[start Recorded information]

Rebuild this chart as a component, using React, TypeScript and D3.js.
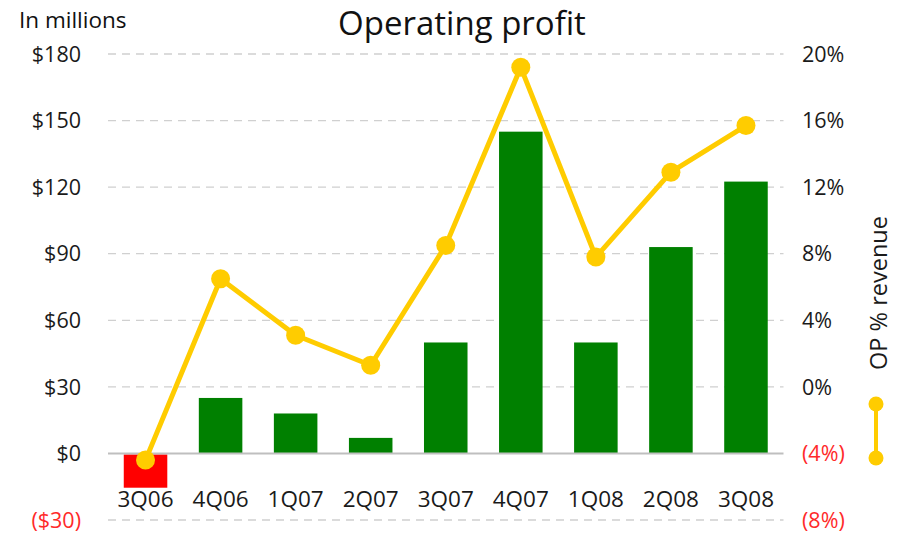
import React from 'react';
import * as d3 from 'd3';

const quarters = ['3Q06', '4Q06', '1Q07', '2Q07', '3Q07', '4Q07', '1Q08', '2Q08', '3Q08'];
const profit = [-15, 25, 18, 7, 50, 145, 50, 93, 122.5];
const opPct = [-4.4, 6.5, 3.1, 1.3, 8.5, 19.2, 7.8, 12.9, 15.7];
const leftTicks = [-30, 0, 30, 60, 90, 120, 150, 180];
const rightTicks = [-8, -4, 0, 4, 8, 12, 16, 20];

const FONT = '"Open Sans", sans-serif';
const W = 905, H = 535;
const left = 108, right = 783.5, top = 54, bottom = 520;

const App = () => {
    const x = d3.scaleBand().domain(quarters).range([left, right]).paddingInner(0.42).paddingOuter(0.21);
    const y = d3.scaleLinear().domain([-30, 180]).range([bottom, top]);
    const y2 = d3.scaleLinear().domain([-8, 20]).range([bottom, top]);

    const line = d3.line<number>()
        .x((d, i) => (x(quarters[i]) as number) + x.bandwidth() / 2)
        .y(d => y2(d));

    const money = (v: number) => v < 0 ? `($${-v})` : `$${v}`;
    const pct = (v: number) => v < 0 ? `(${-v}%)` : `${v}%`;

    return (
        <svg width={W} height={H} style={{ position: 'absolute', left: 0, top: 0 }} fontFamily={FONT}>
            <rect width={W} height={H} fill="#fff" />
            <text x={462} y={35} textAnchor="middle" fontSize={33} fill="#111">Operating profit</text>
            <text x={19} y={28} fontSize={22.5} fill="#111">In millions</text>

            {leftTicks.filter(t => t !== 0).map(t => (
                <line key={t} x1={left} x2={right} y1={y(t)} y2={y(t)} stroke="#d0d0d0" strokeWidth={1.3} strokeDasharray="8,6" />
            ))}

            {leftTicks.map(t => (
                <text key={'l' + t} x={81} y={y(t)} dy="0.36em" textAnchor="end" fontSize={21.5} fill={t < 0 ? '#ff2a2a' : '#1a1a1a'}>{money(t)}</text>
            ))}
            {rightTicks.map(t => (
                <text key={'r' + t} x={802} y={y2(t)} dy="0.36em" textAnchor="start" fontSize={21.5} fill={t < 0 ? '#ff2a2a' : '#1a1a1a'}>{pct(t)}</text>
            ))}

            {profit.map((v, i) => (
                <rect key={quarters[i]}
                    x={x(quarters[i])}
                    y={v >= 0 ? y(v) : y(0) + 1}
                    width={x.bandwidth()}
                    height={Math.abs(y(v) - y(0))}
                    fill={v < 0 ? '#ff0000' : '#008000'} />
            ))}

            <line x1={left} x2={right} y1={y(0)} y2={y(0)} stroke="#bfbfbf" strokeWidth={2} />

            {quarters.map(q => (
                <text key={'c' + q} x={(x(q) as number) + x.bandwidth() / 2} y={507} textAnchor="middle" fontSize={22.5} fill="#1a1a1a">{q}</text>
            ))}

            <path d={line(opPct) || ''} fill="none" stroke="#ffcc00" strokeWidth={5} strokeLinejoin="round" />
            {opPct.map((v, i) => (
                <circle key={'p' + i} cx={(x(quarters[i]) as number) + x.bandwidth() / 2} cy={y2(v)} r={9.5} fill="#ffcc00" />
            ))}

            <text transform="translate(887,293) rotate(-90)" textAnchor="middle" fontSize={23.5} fill="#1a1a1a">OP % revenue</text>
            <line x1={876} x2={876} y1={404} y2={458} stroke="#ffcc00" strokeWidth={4} />
            <circle cx={876} cy={404} r={7.5} fill="#ffcc00" />
            <circle cx={876} cy={458} r={7.5} fill="#ffcc00" />
        </svg>
    );
};

export default App;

[end Recorded information]

◆ The request ◆
From the first line of the listing above, repeat every line through the one holding "const pct = (v: number)". Both ends count, and pictures stay out.

◆ Result of the task ◆
Rebuild this chart as a component, using React, TypeScript and D3.js.
import React from 'react';
import * as d3 from 'd3';

const quarters = ['3Q06', '4Q06', '1Q07', '2Q07', '3Q07', '4Q07', '1Q08', '2Q08', '3Q08'];
const profit = [-15, 25, 18, 7, 50, 145, 50, 93, 122.5];
const opPct = [-4.4, 6.5, 3.1, 1.3, 8.5, 19.2, 7.8, 12.9, 15.7];
const leftTicks = [-30, 0, 30, 60, 90, 120, 150, 180];
const rightTicks = [-8, -4, 0, 4, 8, 12, 16, 20];

const FONT = '"Open Sans", sans-serif';
const W = 905, H = 535;
const left = 108, right = 783.5, top = 54, bottom = 520;

const App = () => {
    const x = d3.scaleBand().domain(quarters).range([left, right]).paddingInner(0.42).paddingOuter(0.21);
    const y = d3.scaleLinear().domain([-30, 180]).range([bottom, top]);
    const y2 = d3.scaleLinear().domain([-8, 20]).range([bottom, top]);

    const line = d3.line<number>()
        .x((d, i) => (x(quarters[i]) as number) + x.bandwidth() / 2)
        .y(d => y2(d));

    const money = (v: number) => v < 0 ? `($${-v})` : `$${v}`;
    const pct = (v: number) => v < 0 ? `(${-v}%)` : `${v}%`;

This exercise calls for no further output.